Integralną częścią tych opowiadań, a z pewnością godną skomentowania jest język. Mimo opisywania przyziemnych sytuacji, przyziemnych emocji, autor zachowuje szczególną świeżość warsztatu pisarskiego. Nie estetyzuje otaczającego go świata, nie szczędzi wulgaryzmów, rozpoczyna opowiadania od zwrotów: „albo kiedy”, „albo takie coś”, stosuje elipsy, jednak wyczuwa się w Mikrotykach swego rodzaju poetyckość. Nie obce mu są metafory, liryczność, rytm tekstu, zapewne ze względu na swą muzyczną twórczość i doświadczenie tekściarskie.
Spali moi rodzice, sąsiedzi, sąsiedzi sąsiadów, spali rodzice moich kolegów. Spał ojciec Kaltowicza, który lubił lać go kablem od żelazka, póki się nie przeliczył w dorastaniu syna i od tego czasu kulał, spały obie moje byłe dziewczyny, śniąc o mnie wszystko, co złe, spał Radzio Wariat dziecinnym snem, bo mimo lat czterdziestu miał nadal lat pięć. (…) spał Tomek, we śnie skacząc z dachu czteropiętrowca – na próbę, bo dwa lata później skoczy z najwyższego budynku przy Iberyjskiej (…), spały siostry Miller, a każda z nich ładniała godzina po godzinie, żeby łamać serca naszym starszym kolegom, ładując ich w dzieci, dzikie emigracje i kosztowne rozwody.

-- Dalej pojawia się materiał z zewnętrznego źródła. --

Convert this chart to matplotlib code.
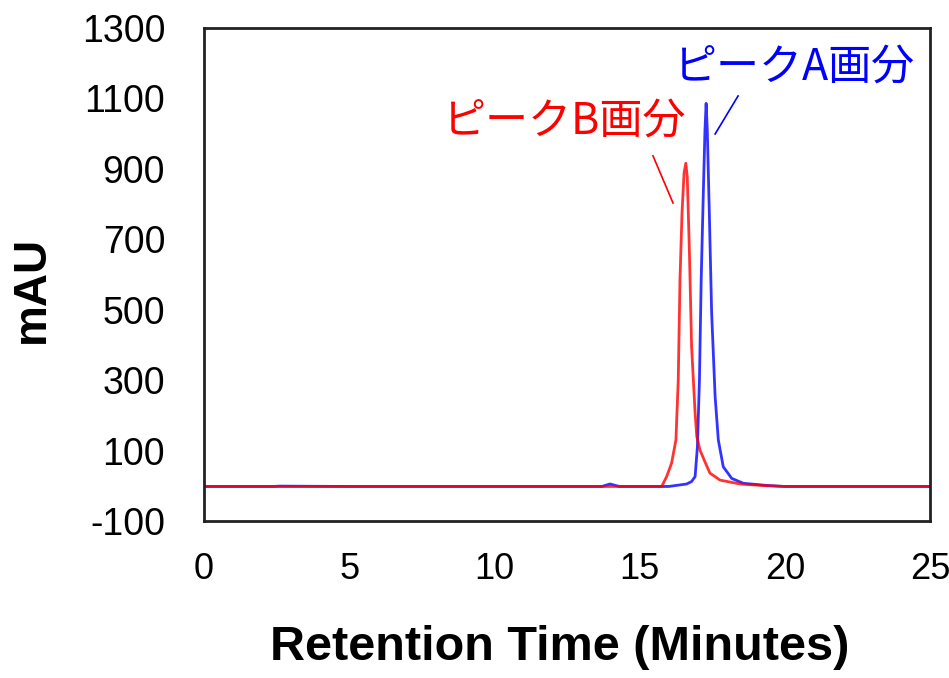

Ten cytat z opowiadania „Deszcz” holistycznie obrazuje styl Sołtysa, jego zamiłowanie do krótkiej, zwięzłej refleksji, fragmentaryczności myśli i wszechogarniającej nostalgii. Wszystkie jego opowiadania to pewnego rodzaju migawki i choć niekiedy ma się wrażenie, że dana historia skończyła się zbyt wcześnie, powodując, że czytelnik czuje niedosyt, to jednak obiektywnie rzecz ujmując, forma strukturalna została idealnie dobrana do treści i zamysłu.
Mikrotyki to dość niekonwencjonalna jak na dzisiejsze czasy pozycja. W dobie powieści, dobry zbiór opowiadań to rzadkość. Mikrotyki z jednej strony czyta się szybko, wręcz przeskakuje się od jednego opowiadania do drugiego, a z drugiej strony zatrzymuje czytającego. Zmusza do zanurzenia się w atmosferę lat 90., poczucia tego samego, co narrator, przeżywania jego wspomnień tak, że po jakimś czasie ma się wrażenie, że te wspomnienia stały się naszymi własnymi. Przedziwne to zjawisko – doceniam je, tak samo jak cały zbiór opowiadań Pawła Sołtysa.